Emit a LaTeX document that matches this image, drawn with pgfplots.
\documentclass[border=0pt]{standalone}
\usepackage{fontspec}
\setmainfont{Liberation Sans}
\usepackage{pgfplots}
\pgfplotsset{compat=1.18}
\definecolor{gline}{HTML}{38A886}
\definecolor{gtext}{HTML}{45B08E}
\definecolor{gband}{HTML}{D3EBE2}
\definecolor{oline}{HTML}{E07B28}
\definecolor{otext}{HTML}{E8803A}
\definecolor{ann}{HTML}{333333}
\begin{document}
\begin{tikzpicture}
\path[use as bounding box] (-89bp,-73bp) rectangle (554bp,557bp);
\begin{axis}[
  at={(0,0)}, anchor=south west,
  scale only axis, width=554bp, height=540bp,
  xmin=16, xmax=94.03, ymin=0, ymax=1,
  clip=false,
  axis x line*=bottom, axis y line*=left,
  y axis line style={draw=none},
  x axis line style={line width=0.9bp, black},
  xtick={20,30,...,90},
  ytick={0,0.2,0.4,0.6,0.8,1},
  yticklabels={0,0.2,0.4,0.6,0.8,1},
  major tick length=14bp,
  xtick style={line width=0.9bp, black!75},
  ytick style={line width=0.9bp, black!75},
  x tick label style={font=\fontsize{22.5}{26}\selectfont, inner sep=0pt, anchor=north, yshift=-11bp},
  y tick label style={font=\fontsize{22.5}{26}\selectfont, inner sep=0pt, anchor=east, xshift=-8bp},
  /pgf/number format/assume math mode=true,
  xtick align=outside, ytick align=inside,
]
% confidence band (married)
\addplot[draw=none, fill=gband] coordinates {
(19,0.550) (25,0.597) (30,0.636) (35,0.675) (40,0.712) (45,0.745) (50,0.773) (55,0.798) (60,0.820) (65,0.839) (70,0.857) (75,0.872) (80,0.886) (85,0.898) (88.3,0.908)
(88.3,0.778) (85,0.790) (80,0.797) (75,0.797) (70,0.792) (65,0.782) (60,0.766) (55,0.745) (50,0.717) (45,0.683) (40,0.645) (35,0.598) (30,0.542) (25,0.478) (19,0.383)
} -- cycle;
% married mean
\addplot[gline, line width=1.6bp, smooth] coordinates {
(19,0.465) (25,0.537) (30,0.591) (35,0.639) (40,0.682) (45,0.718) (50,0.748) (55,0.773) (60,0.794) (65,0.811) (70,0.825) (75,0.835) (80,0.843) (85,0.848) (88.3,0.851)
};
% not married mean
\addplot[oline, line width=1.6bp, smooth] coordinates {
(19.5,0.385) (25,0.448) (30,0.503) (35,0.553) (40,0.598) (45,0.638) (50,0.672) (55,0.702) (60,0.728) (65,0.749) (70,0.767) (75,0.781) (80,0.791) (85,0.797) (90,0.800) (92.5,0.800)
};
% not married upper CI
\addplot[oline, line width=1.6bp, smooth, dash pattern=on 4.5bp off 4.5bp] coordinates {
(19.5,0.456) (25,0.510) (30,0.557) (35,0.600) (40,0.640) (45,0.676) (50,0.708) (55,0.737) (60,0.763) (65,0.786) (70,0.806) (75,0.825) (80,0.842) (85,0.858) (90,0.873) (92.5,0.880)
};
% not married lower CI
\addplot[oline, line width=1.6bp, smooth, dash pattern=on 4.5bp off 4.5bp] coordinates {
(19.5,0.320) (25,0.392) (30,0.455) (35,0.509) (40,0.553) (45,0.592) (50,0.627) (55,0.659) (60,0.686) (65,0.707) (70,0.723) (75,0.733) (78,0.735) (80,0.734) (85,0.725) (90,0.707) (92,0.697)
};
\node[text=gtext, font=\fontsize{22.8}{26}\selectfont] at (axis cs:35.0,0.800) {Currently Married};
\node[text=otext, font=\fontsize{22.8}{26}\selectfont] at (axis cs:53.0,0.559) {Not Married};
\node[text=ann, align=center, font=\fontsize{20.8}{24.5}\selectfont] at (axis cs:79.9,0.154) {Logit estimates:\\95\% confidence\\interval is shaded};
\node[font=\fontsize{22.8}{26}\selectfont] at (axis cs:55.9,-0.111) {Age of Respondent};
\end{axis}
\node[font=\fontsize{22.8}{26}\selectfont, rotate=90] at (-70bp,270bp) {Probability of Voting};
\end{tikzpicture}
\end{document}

________________________________________

- [TASK DETAILS] The data above must be returned in full, exactly as written.

- [CORRECT OUTPUT]
Emit a LaTeX document that matches this image, drawn with pgfplots.
\documentclass[border=0pt]{standalone}
\usepackage{fontspec}
\setmainfont{Liberation Sans}
\usepackage{pgfplots}
\pgfplotsset{compat=1.18}
\definecolor{gline}{HTML}{38A886}
\definecolor{gtext}{HTML}{45B08E}
\definecolor{gband}{HTML}{D3EBE2}
\definecolor{oline}{HTML}{E07B28}
\definecolor{otext}{HTML}{E8803A}
\definecolor{ann}{HTML}{333333}
\begin{document}
\begin{tikzpicture}
\path[use as bounding box] (-89bp,-73bp) rectangle (554bp,557bp);
\begin{axis}[
  at={(0,0)}, anchor=south west,
  scale only axis, width=554bp, height=540bp,
  xmin=16, xmax=94.03, ymin=0, ymax=1,
  clip=false,
  axis x line*=bottom, axis y line*=left,
  y axis line style={draw=none},
  x axis line style={line width=0.9bp, black},
  xtick={20,30,...,90},
  ytick={0,0.2,0.4,0.6,0.8,1},
  yticklabels={0,0.2,0.4,0.6,0.8,1},
  major tick length=14bp,
  xtick style={line width=0.9bp, black!75},
  ytick style={line width=0.9bp, black!75},
  x tick label style={font=\fontsize{22.5}{26}\selectfont, inner sep=0pt, anchor=north, yshift=-11bp},
  y tick label style={font=\fontsize{22.5}{26}\selectfont, inner sep=0pt, anchor=east, xshift=-8bp},
  /pgf/number format/assume math mode=true,
  xtick align=outside, ytick align=inside,
]
% confidence band (married)
\addplot[draw=none, fill=gband] coordinates {
(19,0.550) (25,0.597) (30,0.636) (35,0.675) (40,0.712) (45,0.745) (50,0.773) (55,0.798) (60,0.820) (65,0.839) (70,0.857) (75,0.872) (80,0.886) (85,0.898) (88.3,0.908)
(88.3,0.778) (85,0.790) (80,0.797) (75,0.797) (70,0.792) (65,0.782) (60,0.766) (55,0.745) (50,0.717) (45,0.683) (40,0.645) (35,0.598) (30,0.542) (25,0.478) (19,0.383)
} -- cycle;
% married mean
\addplot[gline, line width=1.6bp, smooth] coordinates {
(19,0.465) (25,0.537) (30,0.591) (35,0.639) (40,0.682) (45,0.718) (50,0.748) (55,0.773) (60,0.794) (65,0.811) (70,0.825) (75,0.835) (80,0.843) (85,0.848) (88.3,0.851)
};
% not married mean
\addplot[oline, line width=1.6bp, smooth] coordinates {
(19.5,0.385) (25,0.448) (30,0.503) (35,0.553) (40,0.598) (45,0.638) (50,0.672) (55,0.702) (60,0.728) (65,0.749) (70,0.767) (75,0.781) (80,0.791) (85,0.797) (90,0.800) (92.5,0.800)
};
% not married upper CI
\addplot[oline, line width=1.6bp, smooth, dash pattern=on 4.5bp off 4.5bp] coordinates {
(19.5,0.456) (25,0.510) (30,0.557) (35,0.600) (40,0.640) (45,0.676) (50,0.708) (55,0.737) (60,0.763) (65,0.786) (70,0.806) (75,0.825) (80,0.842) (85,0.858) (90,0.873) (92.5,0.880)
};
% not married lower CI
\addplot[oline, line width=1.6bp, smooth, dash pattern=on 4.5bp off 4.5bp] coordinates {
(19.5,0.320) (25,0.392) (30,0.455) (35,0.509) (40,0.553) (45,0.592) (50,0.627) (55,0.659) (60,0.686) (65,0.707) (70,0.723) (75,0.733) (78,0.735) (80,0.734) (85,0.725) (90,0.707) (92,0.697)
};
\node[text=gtext, font=\fontsize{22.8}{26}\selectfont] at (axis cs:35.0,0.800) {Currently Married};
\node[text=otext, font=\fontsize{22.8}{26}\selectfont] at (axis cs:53.0,0.559) {Not Married};
\node[text=ann, align=center, font=\fontsize{20.8}{24.5}\selectfont] at (axis cs:79.9,0.154) {Logit estimates:\\95\% confidence\\interval is shaded};
\node[font=\fontsize{22.8}{26}\selectfont] at (axis cs:55.9,-0.111) {Age of Respondent};
\end{axis}
\node[font=\fontsize{22.8}{26}\selectfont, rotate=90] at (-70bp,270bp) {Probability of Voting};
\end{tikzpicture}
\end{document}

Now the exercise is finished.